La complessità della realtà istituzionale della città Dominante e della sua dislocazione nello Stato da mar si rifletteva ovviamente anche sulle realtà dei centri sudditi. La loro fisionomia politica e la loro capacità di interloquire con Venezia era infatti dettata sia dall’azione di governo delle magistrature centrali (influenzata ovviamente dal contesto politico generale), che dall’abilità dei loro ceti dirigenti di autorappresentarsi come tali e nel saper cogliere le dinamiche politiche che attraversavano il ceto dirigente lagunare.

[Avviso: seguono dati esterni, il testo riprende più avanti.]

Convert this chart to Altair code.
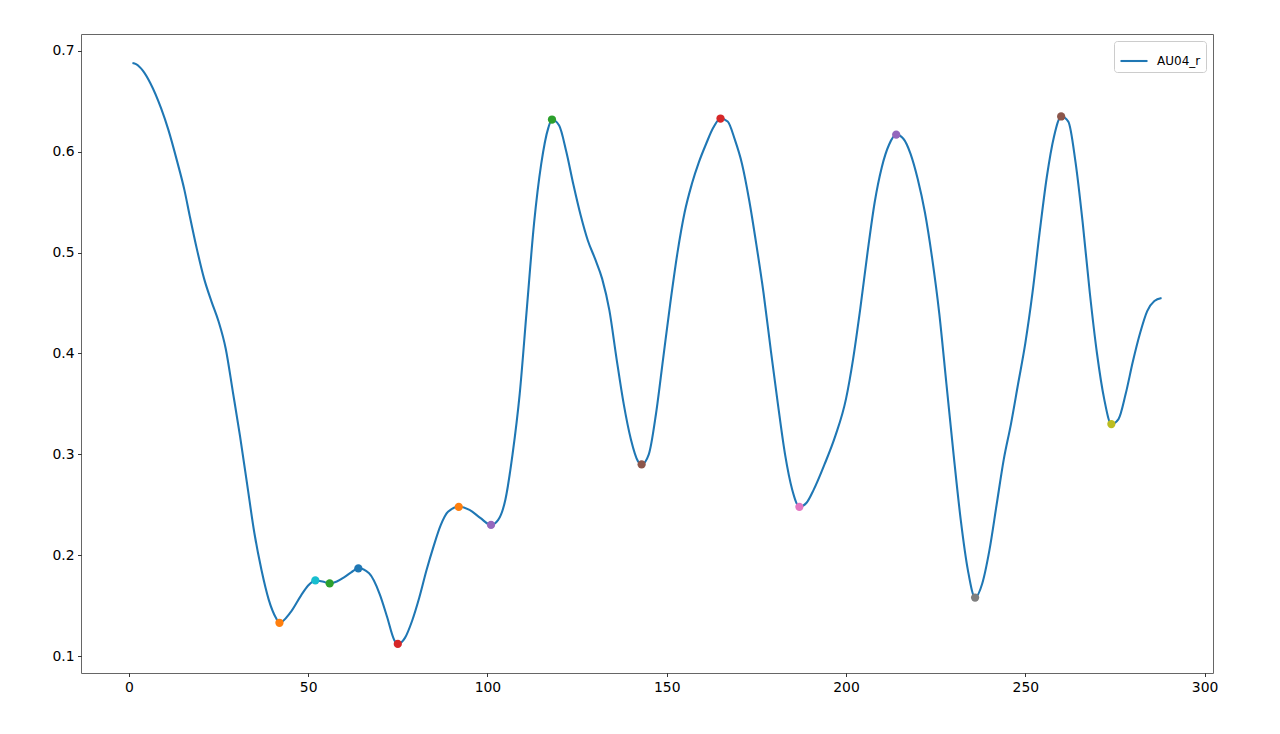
import altair as alt
import pandas as pd

# Curve samples (frame index, AU04_r value)
line_x = [1, 2, 4, 6, 9, 11, 13.5, 15.5, 17, 19, 21, 23, 25, 27, 29, 31, 33, 35, 37, 39, 41, 42,
          45, 48, 50, 52, 54, 56, 58, 60, 62, 64, 67, 70, 72, 74, 75, 77, 79, 81, 83, 85,
          87, 89, 92, 95, 98, 101, 103, 105, 107, 109, 111, 113, 115, 117, 118, 120, 122, 124,
          126, 128, 130, 132, 134, 136, 138, 140, 142, 143, 145, 147, 149, 151, 153, 155, 157,
          159, 161, 163, 165, 167, 169, 171, 173, 175, 177, 179, 181, 183, 185, 187, 189, 191,
          194, 197, 200, 202, 204, 206, 208, 210, 212, 214, 216, 218, 220, 222, 224, 226, 228,
          230, 232, 234, 236, 238, 240, 242, 244, 246, 248, 250, 252, 254, 256, 258, 260, 262,
          264, 266, 268, 270, 272, 274, 276, 278, 280, 282, 284, 286, 288]
line_y = [0.688, 0.687, 0.680, 0.668, 0.643, 0.622, 0.590, 0.562, 0.536, 0.503, 0.474, 0.452,
          0.432, 0.405, 0.362, 0.318, 0.270, 0.222, 0.185, 0.156, 0.138, 0.133,
          0.143, 0.160, 0.170, 0.175, 0.174, 0.172, 0.174, 0.178, 0.183, 0.187, 0.182,
          0.161, 0.139, 0.116, 0.112, 0.118, 0.135, 0.158, 0.185, 0.209,
          0.230, 0.243, 0.248, 0.245, 0.237, 0.230, 0.235, 0.255, 0.300, 0.360, 0.445, 0.529,
          0.588, 0.624, 0.632, 0.626, 0.600, 0.567,
          0.537, 0.512, 0.494, 0.474, 0.443, 0.395, 0.350, 0.315, 0.293, 0.290, 0.300, 0.340,
          0.395, 0.450, 0.500, 0.540, 0.568,
          0.590, 0.608, 0.624, 0.633, 0.630, 0.612, 0.588, 0.552, 0.508, 0.460, 0.404, 0.350,
          0.300, 0.265, 0.248, 0.252, 0.265,
          0.290, 0.318, 0.355, 0.395, 0.445, 0.500, 0.550, 0.585, 0.607, 0.617, 0.613, 0.598,
          0.573, 0.540, 0.495, 0.440, 0.370,
          0.300, 0.235, 0.185, 0.158, 0.172, 0.205, 0.250, 0.295, 0.330, 0.370, 0.410, 0.460,
          0.520, 0.575, 0.615, 0.635, 0.630,
          0.590, 0.530, 0.460, 0.400, 0.355, 0.330, 0.335, 0.360, 0.392, 0.420, 0.442, 0.452,
          0.455]

# Marked extrema, in plotting order (troughs first, then peaks)
mark_x = [42, 56, 75, 101, 143, 187, 236, 274, 52, 64, 92, 118, 165, 214, 260]
mark_y = [0.133, 0.172, 0.112, 0.230, 0.290, 0.248, 0.158, 0.330,
          0.175, 0.187, 0.248, 0.632, 0.633, 0.617, 0.635]

series_name = "AU04_r"

tab10 = ["#1f77b4", "#ff7f0e", "#2ca02c", "#d62728", "#9467bd",
         "#8c564b", "#e377c2", "#7f7f7f", "#bcbd22", "#17becf"]

line_df = pd.DataFrame({"frame": line_x, "value": line_y, "series": series_name})
mark_df = pd.DataFrame({"frame": mark_x, "value": mark_y, "k": list(range(len(mark_x)))})

FONT = "DejaVu Sans"
FS = 13.9

xscale = alt.Scale(domain=[-13.35, 302.35], nice=False, zero=False)
yscale = alt.Scale(domain=[0.0832, 0.7168], nice=False, zero=False)

xaxis = alt.Axis(values=[0, 50, 100, 150, 200, 250, 300], title=None, grid=False,
                 domain=False, tickSize=3.5, tickWidth=0.8, tickColor="#000",
                 labelPadding=3.5, labelFont=FONT, labelFontSize=FS, labelColor="#000")
yaxis = alt.Axis(values=[0.1, 0.2, 0.3, 0.4, 0.5, 0.6, 0.7], format=".1f", title=None,
                 grid=False, domain=False, tickSize=3.5, tickWidth=0.8, tickColor="#000",
                 labelPadding=3.5, labelFont=FONT, labelFontSize=FS, labelColor="#000")

line = alt.Chart(line_df).mark_line(strokeWidth=2.08, interpolate="monotone").encode(
    x=alt.X("frame:Q", scale=xscale, axis=xaxis),
    y=alt.Y("value:Q", scale=yscale, axis=yaxis),
    color=alt.Color("series:N", scale=alt.Scale(domain=[series_name], range=["#1f77b4"]),
                    legend=alt.Legend(title=None, orient="top-right", offset=7,
                                      symbolType="stroke", symbolSize=729,
                                      symbolStrokeWidth=2.08, labelFont=FONT,
                                      labelFontSize=12, labelColor="#000", labelOffset=8,
                                      padding=5, fillColor="white", strokeColor="#cccccc",
                                      cornerRadius=3)),
)

points = alt.Chart(mark_df).mark_point(filled=True, opacity=1, size=68, shape="circle").encode(
    x=alt.X("frame:Q", scale=xscale),
    y=alt.Y("value:Q", scale=yscale),
    color=alt.Color("k:N",
                    scale=alt.Scale(domain=list(range(len(mark_x))),
                                    range=[tab10[(i + 1) % 10] for i in range(len(mark_x))]),
                    legend=None),
)

chart = alt.layer(line, points).resolve_scale(color="independent").properties(
    width=1132, height=639,
    autosize=alt.AutoSizeParams(type="none"),
    padding={"left": 73, "top": 26, "right": 59, "bottom": 53},
).configure(background="white").configure_view(stroke="#666666", strokeWidth=1)

chart.save("out.html", embed_options={"renderer": "svg", "actions": False})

Se la struttura repubblicana dello stato, nel dominio da terra segnò indelebilmente il rapporto con le élites locali aristocratiche, prive di reale potere decisionale e costrette ad identificarsi con la fisionomia politica municipalistica locale (le antiche res pubblicae), nello Stato da mar essa si caratterizzò per un rapporto più dinamico e attivo con i centri sudditi. Molti furono gli elementi che determinarono questa diversità (stratificazioni sociali, lontananza geografica, presenza ottomana ai confini, ecc.) che sembrava comunque incontrare un terreno comune nell’azione di governo delle più importanti magistrature veneziane e nei rapporti privilegiati intessuti con il ceto oligarchico dominante.